Elia is known as the "unofficially official nude beach," where clothing is optional, but having fun is not! This is a hotspot for the local and visiting LGBTQ+ community, and the beach is packed with sunbeds, places to grab a cocktail, and even spots where you can hire a boat. Travelers wanting to make the most of this stunning, sandy beach can book a stay in one of the popular beachside resorts.
We've mentioned tavernas a couple of times, and that's because a traditional taverna is the best way to sample real Greek flavors. Many of these establishments are family-run and handed down throughout the generations. Ask your server about any special dishes, and look out for local treats such as kopanisti, a peppery cheese, or kremidopita, a cheese and onion pie often served around Easter time.
It's hard to describe the experience of swimming in the Aegean if you've never been. The water is very salty, so floating is often easier, and it's so clear that snorkeling is a cinch. Local and nationwide conservation schemes mean that there's so much life to see in these waters. You can go into the sea with your snorkel just about anywhere, but some of the best spots include Psarou Beach, Paraga Beach, and Fragias Beach. Lucky snorkelers may even spot a sea turtle!
Chora, or Mykonos Town, offers so many shops where you can buy keepsakes to remember your Greek island getaway. Shops selling culinary items like local olives, oils, and spices rub shoulders with fine jewelry stores. A top destination in town for souvenirs is the Matoyianni Street, a beautiful, winding marketplace showcasing the best in Miconian style.
One of the best ways to immerse yourself in the culture of a place is to visit a local festival. Depending on when you visit Mykonos, you may get the chance to see the feast at Panagia Tourliani in Ano Mera, the celebration of Agia Paraskevi, or the musical Harvest Festival.
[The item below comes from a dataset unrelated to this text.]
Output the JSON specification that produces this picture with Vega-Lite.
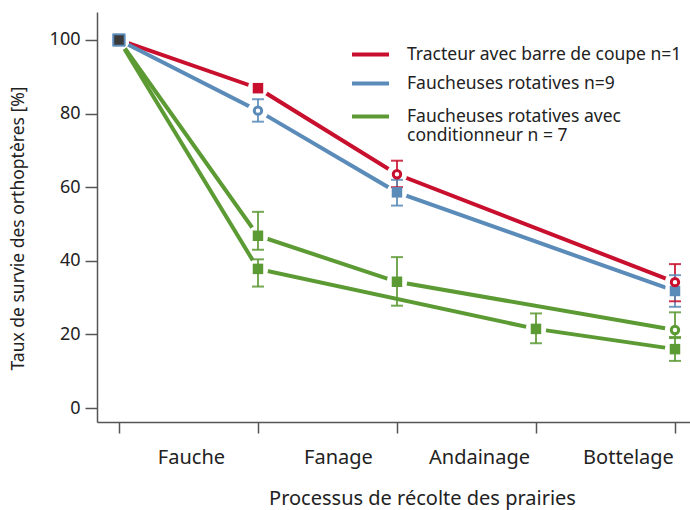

There is also an annual festival celebrating the LGBTQ+ community, which attracts visitors from all over the world.
The Church of Paraportiani, known locally as Panagia Paraportiani, might be the most photographed church anywhere on Mykonos. Situated right by the sea, this whitewashed structure is actually a complex of five smaller churches that were built over many centuries. The earliest building is from the 14th century, so this is a must for anyone interested in the history of the island.
Are we mentioning food again? Yes! Greek food is a cuisine that's so easy to fall in love with, so why not go the extra step and learn to make it yourself? Impress your friends and family by presenting them with hand-cooked souvlaki, gyros, or traditionally baked Greek bread. Classes are based all over the island, so check with your tour operator or ask locally for the best options.
Thrill seekers need look no further than the many beaches of Mykonos to get their adrenaline fix. Jet skiing, wakeboarding, tubes, banana boats, and kayaking are just a few of the activities on offer. For the ultimate adventure, ask a local operator about Flyboarding, an instructor-guided activity where pressurized water shoots you into the air, just like a jet pack!